U.S. approves Friday restart of key pipeline: Enbridge
NEW YORK (Reuters) - U.S. regulators have agreed to a Friday restart of Enbridge's biggest pipeline carrying Canadian crude to refiners in the Midwest, the company said late on Wednesday, easing concern about a protracted disruption that drove oil prices to one-month highs this week.
The Pipeline and Hazardous Materials Safety Administration (PHMSA), which oversees U.S. pipelines, had yet to confirm the approval after Enbridge Inc completed repairs on Line 6A, following a leak in Romeoville, Illinois that forced the duct's closure nearly a week ago.
Line 6A is the main artery of Enbridge's Lakehead Pipeline System, the backbone of U.S. oil imports from top supplier Canada. The line supplies refineries with a combined capacity of more than 1 million barrels per day (bpd) in the Chicago area and connects with a spur that reaches a key storage hub in Cushing, Oklahoma. For a map: link.reuters.com/mes92p
The 670,000-barrel-per-day (bpd) pipeline's September 9 shutdown raised expectations that high inventories at the Cushing pricing hub for U.S. crude benchmark West Texas Intermediate (WTI) would drain, bringing WTI prices more in line with strong values for European marker Brent.
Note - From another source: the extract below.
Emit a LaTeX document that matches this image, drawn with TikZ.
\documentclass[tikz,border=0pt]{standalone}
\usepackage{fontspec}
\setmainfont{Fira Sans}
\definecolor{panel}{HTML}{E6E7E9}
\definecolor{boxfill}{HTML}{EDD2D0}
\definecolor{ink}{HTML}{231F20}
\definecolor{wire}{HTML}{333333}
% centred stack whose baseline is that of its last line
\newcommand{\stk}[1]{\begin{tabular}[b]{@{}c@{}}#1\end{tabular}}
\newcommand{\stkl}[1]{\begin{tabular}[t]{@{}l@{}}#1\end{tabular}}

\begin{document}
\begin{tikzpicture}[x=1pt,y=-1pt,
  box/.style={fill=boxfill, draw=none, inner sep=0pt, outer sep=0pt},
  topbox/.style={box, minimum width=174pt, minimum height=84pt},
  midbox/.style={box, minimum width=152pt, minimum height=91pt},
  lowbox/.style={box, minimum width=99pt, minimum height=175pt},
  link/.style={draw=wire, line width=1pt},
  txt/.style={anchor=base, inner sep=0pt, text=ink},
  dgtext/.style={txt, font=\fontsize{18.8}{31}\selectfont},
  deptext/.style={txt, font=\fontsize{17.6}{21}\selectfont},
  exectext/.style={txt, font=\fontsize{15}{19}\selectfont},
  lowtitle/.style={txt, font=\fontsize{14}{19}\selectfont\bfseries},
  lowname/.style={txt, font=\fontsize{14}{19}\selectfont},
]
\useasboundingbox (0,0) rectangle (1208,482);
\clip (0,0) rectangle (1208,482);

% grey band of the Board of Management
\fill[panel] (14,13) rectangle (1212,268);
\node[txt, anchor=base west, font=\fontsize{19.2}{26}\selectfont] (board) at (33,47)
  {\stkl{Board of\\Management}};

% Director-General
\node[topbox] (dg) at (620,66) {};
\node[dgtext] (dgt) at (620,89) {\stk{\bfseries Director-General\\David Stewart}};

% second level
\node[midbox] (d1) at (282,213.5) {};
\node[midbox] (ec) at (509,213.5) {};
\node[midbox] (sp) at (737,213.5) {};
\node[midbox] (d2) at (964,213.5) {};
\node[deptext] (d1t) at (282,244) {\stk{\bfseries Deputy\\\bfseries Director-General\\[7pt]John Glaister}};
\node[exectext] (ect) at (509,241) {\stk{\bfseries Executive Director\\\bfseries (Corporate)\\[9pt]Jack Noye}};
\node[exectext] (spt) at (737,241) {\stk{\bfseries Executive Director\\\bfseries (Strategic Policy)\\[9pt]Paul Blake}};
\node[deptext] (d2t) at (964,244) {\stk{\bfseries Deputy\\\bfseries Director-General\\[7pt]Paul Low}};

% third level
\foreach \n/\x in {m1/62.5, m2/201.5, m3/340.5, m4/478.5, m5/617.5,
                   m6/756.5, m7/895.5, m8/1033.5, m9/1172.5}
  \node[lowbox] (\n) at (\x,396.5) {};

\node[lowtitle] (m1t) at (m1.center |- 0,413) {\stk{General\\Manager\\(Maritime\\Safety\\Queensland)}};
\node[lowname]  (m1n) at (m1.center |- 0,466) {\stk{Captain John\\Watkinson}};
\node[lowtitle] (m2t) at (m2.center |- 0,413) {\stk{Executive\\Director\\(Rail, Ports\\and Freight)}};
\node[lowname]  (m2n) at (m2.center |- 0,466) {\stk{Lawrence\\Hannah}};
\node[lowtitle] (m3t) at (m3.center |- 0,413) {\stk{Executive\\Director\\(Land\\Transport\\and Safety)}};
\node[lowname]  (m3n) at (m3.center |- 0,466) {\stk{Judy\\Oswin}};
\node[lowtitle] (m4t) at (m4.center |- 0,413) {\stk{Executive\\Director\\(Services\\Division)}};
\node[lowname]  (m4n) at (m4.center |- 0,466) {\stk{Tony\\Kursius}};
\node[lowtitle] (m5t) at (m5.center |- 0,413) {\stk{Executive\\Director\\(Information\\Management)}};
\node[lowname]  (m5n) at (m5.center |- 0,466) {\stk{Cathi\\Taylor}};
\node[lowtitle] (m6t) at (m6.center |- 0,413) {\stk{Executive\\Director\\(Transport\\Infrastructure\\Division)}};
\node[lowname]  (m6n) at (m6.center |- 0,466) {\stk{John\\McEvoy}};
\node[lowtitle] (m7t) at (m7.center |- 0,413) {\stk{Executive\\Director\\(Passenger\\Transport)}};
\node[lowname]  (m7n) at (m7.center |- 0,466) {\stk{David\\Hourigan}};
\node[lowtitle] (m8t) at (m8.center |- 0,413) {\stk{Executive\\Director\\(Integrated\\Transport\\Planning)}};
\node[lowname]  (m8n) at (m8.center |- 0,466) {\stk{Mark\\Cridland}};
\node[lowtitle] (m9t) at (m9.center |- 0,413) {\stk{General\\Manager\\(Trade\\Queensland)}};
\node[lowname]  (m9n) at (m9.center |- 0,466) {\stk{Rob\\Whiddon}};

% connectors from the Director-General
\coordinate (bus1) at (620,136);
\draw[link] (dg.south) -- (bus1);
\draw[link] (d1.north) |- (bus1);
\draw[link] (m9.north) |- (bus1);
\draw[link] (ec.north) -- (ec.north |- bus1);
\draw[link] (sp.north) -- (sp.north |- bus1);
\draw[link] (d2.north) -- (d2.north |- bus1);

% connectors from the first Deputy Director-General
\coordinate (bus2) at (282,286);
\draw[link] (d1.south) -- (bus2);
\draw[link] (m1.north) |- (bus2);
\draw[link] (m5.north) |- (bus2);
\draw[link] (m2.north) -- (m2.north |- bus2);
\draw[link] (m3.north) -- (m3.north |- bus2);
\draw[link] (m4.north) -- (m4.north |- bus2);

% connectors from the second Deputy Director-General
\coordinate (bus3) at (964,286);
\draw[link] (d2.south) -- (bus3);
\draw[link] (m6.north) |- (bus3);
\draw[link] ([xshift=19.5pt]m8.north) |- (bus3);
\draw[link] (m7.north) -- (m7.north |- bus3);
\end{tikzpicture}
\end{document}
U.S. crude for October fell 68 cents to $75.34 a barrel by 11:04 p.m. ET, having dropped 1 percent on Wednesday. The contract hit a one-month high above $78 earlier this week on concern the Enbridge outage could last until October.
"We have consulted with PHMSA and agreed to a restart date of Friday," Enbridge spokeswoman Terri Larson said.
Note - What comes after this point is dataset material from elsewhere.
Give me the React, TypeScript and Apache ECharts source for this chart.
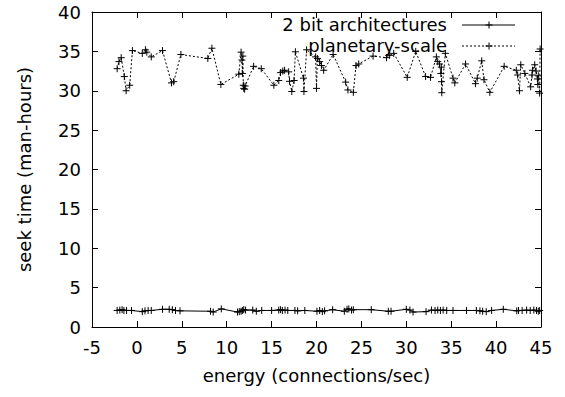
import React, { useEffect, useRef } from "react";
import * as echarts from "echarts";

const seriesNames = ["2 bit architectures", "planetary-scale"];
const xTicks = { min: -5, max: 45, interval: 5 };
const yTicks = { min: 0, max: 40, interval: 5 };

const bitArchX = [-2.2, -1.9, -1.65, -1.45, -1.15, -0.6, 0.6, 0.9, 1.25, 1.6, 2.85, 3.6, 3.95, 4.3, 4.8, 8.2, 8.5, 9.4, 11.2, 11.4, 11.6, 11.75, 11.9, 12.1, 12.9, 13.3, 13.9, 15.0, 15.8, 16.0, 16.2, 16.5, 16.8, 17.6, 17.9, 18.7, 20.05, 20.35, 20.65, 20.9, 21.8, 23.1, 23.4, 23.6, 23.9, 24.1, 26.1, 28.0, 28.3, 30.0, 30.4, 30.75, 32.2, 32.8, 33.2, 33.5, 33.8, 34.1, 34.5, 35.2, 36.7, 37.8, 38.2, 38.5, 38.9, 39.5, 40.8, 42.3, 42.5, 42.9, 43.4, 43.8, 44.2, 44.5, 44.7, 44.85];
const bitArchY = [2.1, 2.15, 2.2, 2.1, 2.1, 2.1, 1.95, 2.05, 2.1, 2.1, 2.25, 2.25, 2.2, 2.1, 2.05, 2.0, 1.9, 2.3, 1.9, 1.95, 2.0, 2.1, 2.2, 2.15, 2.15, 2.0, 2.1, 2.1, 2.15, 2.2, 2.1, 2.15, 2.1, 2.1, 2.05, 2.1, 2.0, 2.1, 1.95, 2.05, 2.2, 2.0, 2.25, 2.3, 2.15, 2.2, 2.2, 2.0, 2.0, 2.25, 2.15, 1.9, 1.95, 2.15, 2.1, 2.15, 2.1, 2.15, 2.1, 2.1, 2.1, 2.1, 2.05, 2.0, 1.95, 2.1, 2.25, 2.05, 2.1, 2.1, 2.15, 2.1, 2.15, 2.1, 2.0, 2.1];

const planetX = [-2.2, -2.0, -1.75, -1.4, -1.2, -0.8, -0.5, 0.6, 0.95, 1.1, 1.6, 2.85, 3.85, 4.1, 4.9, 7.9, 8.35, 9.35, 11.35, 11.6, 11.7, 11.75, 11.8, 11.85, 11.9, 12.0, 12.05, 13.0, 13.85, 15.25, 15.8, 16.0, 16.25, 16.45, 16.9, 17.0, 17.25, 17.5, 17.65, 18.55, 18.6, 18.9, 19.9, 20.0, 20.1, 20.35, 20.55, 20.8, 21.85, 23.25, 23.5, 24.1, 24.4, 24.7, 26.3, 27.8, 28.15, 28.6, 30.1, 31.05, 32.15, 32.7, 33.35, 33.5, 33.7, 33.85, 33.9, 33.92, 33.95, 34.35, 35.2, 35.4, 36.6, 37.7, 37.9, 38.4, 38.65, 39.3, 40.9, 42.25, 42.4, 42.6, 42.75, 43.2, 43.85, 44.0, 44.05, 44.3, 44.45, 44.6, 44.65, 44.7, 44.85, 44.9];
const planetY = [32.8, 33.7, 34.2, 31.8, 30.0, 30.7, 35.1, 34.75, 35.2, 34.9, 34.3, 35.1, 31.0, 31.15, 34.6, 34.1, 35.4, 30.8, 32.1, 34.9, 33.9, 32.2, 34.4, 30.7, 30.3, 30.2, 30.6, 33.1, 32.8, 30.7, 31.3, 32.3, 32.5, 32.6, 32.4, 31.2, 29.9, 31.3, 34.95, 31.6, 29.9, 35.2, 34.3, 30.3, 34.1, 33.7, 33.2, 32.6, 34.6, 31.1, 30.1, 29.8, 33.2, 33.4, 34.4, 34.2, 34.5, 34.75, 31.7, 35.0, 31.8, 31.7, 34.3, 33.7, 33.4, 32.2, 33.0, 31.15, 29.75, 34.75, 31.6, 31.0, 33.4, 30.9, 31.6, 33.8, 31.4, 29.8, 33.1, 32.6, 32.0, 30.0, 33.3, 32.2, 30.5, 32.0, 32.6, 33.3, 32.5, 31.5, 30.8, 31.9, 29.7, 35.3];

const FONT = "'DejaVu Sans', 'Liberation Sans', Arial, sans-serif";
const FS = 18;
const PLUS = "path://M0,5L10,5M5,0L5,10";

function pairs(xs: number[], ys: number[]) {
  return xs.map((x, i) => [x, ys[i]]);
}

export default function App() {
  const ref = useRef<HTMLDivElement>(null);
  useEffect(() => {
    if (!ref.current) return;
    const chart = echarts.init(ref.current, undefined, { renderer: "svg" });
    const axisCommon = {
      type: "value" as const,
      axisLine: { show: true, onZero: false, lineStyle: { color: "#000", width: 1 } },
      axisTick: { show: true, inside: true, length: 6, lineStyle: { color: "#000" } },
      splitLine: { show: false },
    };
    const legendLine = (y: number, dashed: boolean) => [
      {
        type: "line",
        shape: { x1: 462, y1: y, x2: 515, y2: y },
        style: { stroke: "#000", lineWidth: 1, lineDash: dashed ? [2, 2] : null },
      },
      { type: "line", shape: { x1: 485.5, y1: y, x2: 492.5, y2: y }, style: { stroke: "#000", lineWidth: 1 } },
      { type: "line", shape: { x1: 489, y1: y - 3.5, x2: 489, y2: y + 3.5 }, style: { stroke: "#000", lineWidth: 1 } },
    ];
    chart.setOption({
      animation: false,
      backgroundColor: "#fff",
      textStyle: { fontFamily: FONT },
      grid: { left: 92, right: 24, top: 12, bottom: 70 },
      xAxis: [
        {
          ...axisCommon,
          position: "bottom",
          ...xTicks,
          name: "energy (connections/sec)",
          nameLocation: "middle",
          nameGap: 39,
          nameTextStyle: { fontSize: FS, color: "#000", fontFamily: FONT },
          axisLabel: { fontSize: FS, color: "#000", margin: 11, fontFamily: FONT },
        },
        {
          ...axisCommon,
          position: "top",
          ...xTicks,
          axisLabel: { show: false },
        },
      ],
      yAxis: [
        {
          ...axisCommon,
          position: "left",
          ...yTicks,
          name: "seek time (man-hours)",
          nameLocation: "middle",
          nameGap: 59,
          nameRotate: 90,
          nameTextStyle: { fontSize: FS, color: "#000", fontFamily: FONT },
          axisLabel: { fontSize: FS, color: "#000", margin: 11, fontFamily: FONT },
        },
        {
          ...axisCommon,
          position: "right",
          ...yTicks,
          axisLabel: { show: false },
        },
      ],
      series: [
        {
          name: seriesNames[0],
          type: "line",
          data: pairs(bitArchX, bitArchY),
          symbol: PLUS,
          symbolSize: 7,
          itemStyle: { color: "#000", borderColor: "#000", borderWidth: 1 },
          lineStyle: { color: "#000", width: 1 },
        },
        {
          name: seriesNames[1],
          type: "line",
          data: pairs(planetX, planetY),
          symbol: PLUS,
          symbolSize: 7,
          itemStyle: { color: "#000", borderColor: "#000", borderWidth: 1 },
          lineStyle: { color: "#000", width: 1, type: [2, 2] },
        },
      ],
      graphic: [
        {
          type: "text",
          x: 447,
          y: 24,
          style: { text: seriesNames[0], font: `${FS}px ${FONT}`, fill: "#000", align: "right", verticalAlign: "middle" },
        },
        {
          type: "text",
          x: 447,
          y: 45,
          style: { text: seriesNames[1], font: `${FS}px ${FONT}`, fill: "#000", align: "right", verticalAlign: "middle" },
        },
        ...legendLine(25, false),
        ...legendLine(46, true),
      ],
    });
    return () => chart.dispose();
  }, []);
  return (
    <div
      ref={ref}
      style={{ position: "fixed", left: 0, top: 0, width: 565, height: 397 }}
    />
  );
}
The announcement was the latest in a series of conflicting reports from government and Enbridge officials about the restart date of the 34-inch-(0.9-meter-) diameter line.
While an Enbridge official confirmed the Calgary-based firm would not need to file a formal restart plan before re-opening the line, potentially avoiding a lengthy delay, U.S. pipeline regulators also said they would not allow that until Enbridge had met "all safety requirements necessary".
On Tuesday Enbridge finished replacing a stretch of the 6A pipeline, which runs from Wisconsin to Indiana and leaked 6,100 barrels of crude oil through a small hole in Romeoville, about 30 miles south of Chicago last Thursday. The cause of the leak is still under investigation.
Not all analysts expected a quick restart of 6A after a series of energy accidents this year increased pressure on regulators. Deutsche Bank, in a research note on Wednesday, said the duct may remain shut for a month or more.
Some Midwest refineries have already felt a squeeze from the 6A pipeline outage. The shutdown caused Citgo's 167,000 bpd Lemont, Illinois refinery to seek alternative sources of supply to maintain operations.
ON THE HILL
Enbridge Chief Executive Patrick Daniel was questioned by U.S. lawmakers gathered before a Congressional transportation committee on Wednesday, after his company had two major spills in less than two months on a pipeline system that is four decades old.
The incident last week at 6A follows an earlier Enbridge pipeline leak on Line 6B, another branch of the Lakehead system, which spilled 19,500 barrels of crude into a Michigan river in late July.
That line has not yet been allowed by regulators to restart. The spill in Michigan occurred on a pipeline that had been subject to a Federal warning notice early this year, ordering Enbridge to beef up safety measures against potential leaks.
The larger line, 6A, has not been subject to any such notice, known as a corrective action order. That means it may be allowed to restart without a lengthy federal approval process.
REGULATORS EYE NEW PIPELINE RULES
In prepared remarks ahead of the hearing in Washington, the U.S. Deputy Secretary of Transportation John Porcari told lawmakers he would propose new legislation to strengthen pipeline safety following the recent Enbridge spills.
The DOT is working on new rules to increase regulatory oversight and improve guidance to pipeline operators, Porcari plans to tell lawmakers.
Enbridge's leaks have come at a time when U.S. energy industry regulators are under the spotlight following BP Plc's record oil spill in the Gulf of Mexico.